UPDATED 23:04 EST / MAY 13 2019

APPS

Slack updates financials as it hits the road to sell its direct listing

Slack Technologies Inc. has taken its direct listing pitch to the road, providing investors with an update on its financials as it seeks to go public with a nontraditional method.

The company officially announced it had lodged its paperwork for a direct listing April 26, saying that it was looking to raise $100 million, a likely placeholder number that will be revised upwards closer to its debut on the New York Stock Exchange.

In an amendment to its initial S-1 listing documentation with the U.S. Securities and Exchange Commission, Slack said revenue for the fiscal first quarter ending April 30 will be between $133.8 million and $134.8 million, up from a figure of $80.9 million in the same quarter of 2018.
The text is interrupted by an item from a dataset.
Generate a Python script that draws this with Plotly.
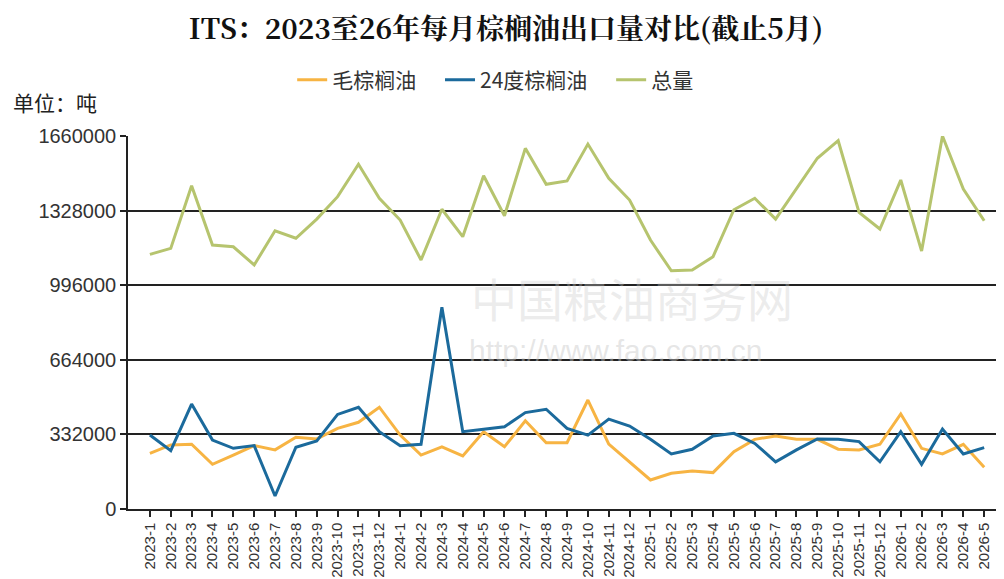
import plotly.graph_objects as go

months = (["2023-%d" % m for m in range(1, 13)] + ["2024-%d" % m for m in range(1, 13)]
          + ["2025-%d" % m for m in range(1, 13)] + ["2026-%d" % m for m in range(1, 6)])

crude_palm = [248000, 285000, 288000, 199000, 240000, 282000, 263000, 319000, 312000, 359000, 386000, 453000,
              329000, 240000, 277000, 236000, 344000, 277000, 393000, 295000, 295000, 485000, 289000, 210000,
              129000, 159000, 169000, 162000, 255000, 310000, 325000, 310000, 310000, 266000, 263000, 288000,
              423000, 270000, 245000, 288000, 186000]

palm_24 = [329000, 260000, 467000, 307000, 270000, 282000, 58000, 275000, 303000, 421000, 453000, 344000,
           282000, 288000, 898000, 344000, 355000, 366000, 429000, 444000, 359000, 329000, 400000, 369000,
           310000, 245000, 266000, 325000, 337000, 292000, 210000, 263000, 312000, 310000, 300000, 210000,
           344000, 199000, 356000, 245000, 273000]

total = [1133000, 1160000, 1439000, 1175000, 1167000, 1086000, 1238000, 1205000, 1290000, 1390000, 1534000, 1383000,
         1286000, 1108000, 1334000, 1212000, 1483000, 1305000, 1605000, 1445000, 1460000, 1624000, 1472000, 1375000,
         1197000, 1060000, 1064000, 1123000, 1332000, 1383000, 1290000, 1427000, 1561000, 1639000, 1320000, 1246000,
         1464000, 1148000, 1660000, 1424000, 1283000]

y_ticks = [0, 332000, 664000, 996000, 1328000, 1660000]

series_names = ["毛棕榈油", "24度棕榈油", "总量"]
colors = ["#F7B443", "#1B6A9C", "#B6C46E"]

fig = go.Figure()
for name, vals, col in zip(series_names, [crude_palm, palm_24, total], colors):
    fig.add_trace(go.Scatter(x=months, y=vals, name=name + "\u00a0\u00a0\u00a0\u00a0", mode="lines",
                             line=dict(color=col, width=3)))

font_main = "Noto Sans CJK SC, Liberation Sans, Arial, sans-serif"

fig.update_layout(
    width=996, height=571,
    margin=dict(l=120, r=0, t=128, b=70),
    paper_bgcolor="white", plot_bgcolor="white",
    font=dict(family=font_main, color="#333333"),
    title=dict(text="<b>ITS：2023至26年每月棕榈油出口量对比(截止5月)</b>",
               x=0.5, xanchor="center", y=0.963, yanchor="middle",
               font=dict(size=28, color="#111111",
                         family="Noto Serif CJK SC, DejaVu Serif, Liberation Serif, serif")),
    legend=dict(orientation="h", x=0.43, xanchor="center", y=1.15, yanchor="middle",
                font=dict(size=21, color="#333333"), itemwidth=30,
                bgcolor="rgba(0,0,0,0)", tracegroupgap=0),
    showlegend=True,
    xaxis=dict(type="category", range=[-1.05, 40.95], tickangle=-90,
               showgrid=False, showline=True, linecolor="#222222", linewidth=1.5,
               ticks="outside", ticklen=6, tickcolor="#222222", tickwidth=1.5,
               tickfont=dict(size=15, color="#333333", family="Liberation Sans, Arial, sans-serif"),
               zeroline=False),
    yaxis=dict(range=[0, 1660000], tickvals=y_ticks, ticktext=[str(v) for v in y_ticks],
               showgrid=True, gridcolor="#222222", gridwidth=1.5,
               showline=True, linecolor="#222222", linewidth=1.5,
               ticks="outside", ticklen=6, tickcolor="#222222", tickwidth=1.5,
               tickfont=dict(size=20, color="#333333", family="Liberation Sans, Arial, sans-serif"),
               zeroline=False),
)

fig.add_annotation(text="单位：吨", xref="paper", yref="paper", x=-0.133, y=1.09,
                   xanchor="left", yanchor="middle", showarrow=False,
                   font=dict(size=21, color="#222222", family=font_main))

# watermark
fig.add_annotation(text="中国粮油商务网", xref="paper", yref="paper", x=0.575, y=0.568,
                   xanchor="center", yanchor="middle", showarrow=False,
                   font=dict(size=46, color="rgba(200,200,200,0.35)", family=font_main))
fig.add_annotation(text="http://www.fao.com.cn", xref="paper", yref="paper", x=0.556, y=0.426,
                   xanchor="center", yanchor="middle", showarrow=False,
                   font=dict(size=30, color="rgba(200,200,200,0.45)", family="Liberation Sans, Arial, sans-serif"))

fig.write_html("out.html")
For the same period, Slack also said that its loss will be between $38.4 million and $39.4 million, an increase thanks to product investments and spending to support growth from $26.3 million a year ago. Slack had previously reported a loss of $139 million for the year ending Jan. 31 on revenue of $401 million in its SEC filing.

Co-founder and Chief Executive Officer Stewart Butterfield (pictured) led Slack’s roadshow, telling investors that companies are shifting from email to team messaging services such as that provided by Slack.

“This shift is inevitable,” Butterfield told CNBC today. “We believe every organization will switch to Slack or something like it.”

Butterfield also told investors that Slack would eventually become a utility similar to the internet or electricity. “The world is going to continue to use more and more software and we deliberately try to put ourselves in a position where Slack the company gets more valuable as the world uses more software because Slack the product becomes more valuable for our customers as that customer uses more software,” Butterfield said.

Slack goes into its direct listing at a time where large, money-losing tech companies are being pummeled by investors. Lyft Inc. was the first to decline post-IPO, and as of today Uber Technologies Inc.’s stock has fallen nearly 20% since going public Friday.

There have been some notable exceptions, with Zoom Video Communications Inc. and Pinterest Inc. both performing strongly, but Zoom is profitable while Pinterest was regarded by investors, losses aside, as having strong prospects.

Slack’s losses are nowhere near the billions bled by Lyft and Uber, but both could have poisoned the well for tech stocks going public, at least in the immediate future. The company will be hoping that the poison will dissipate over the next month before its direct listing scheduled for June 20.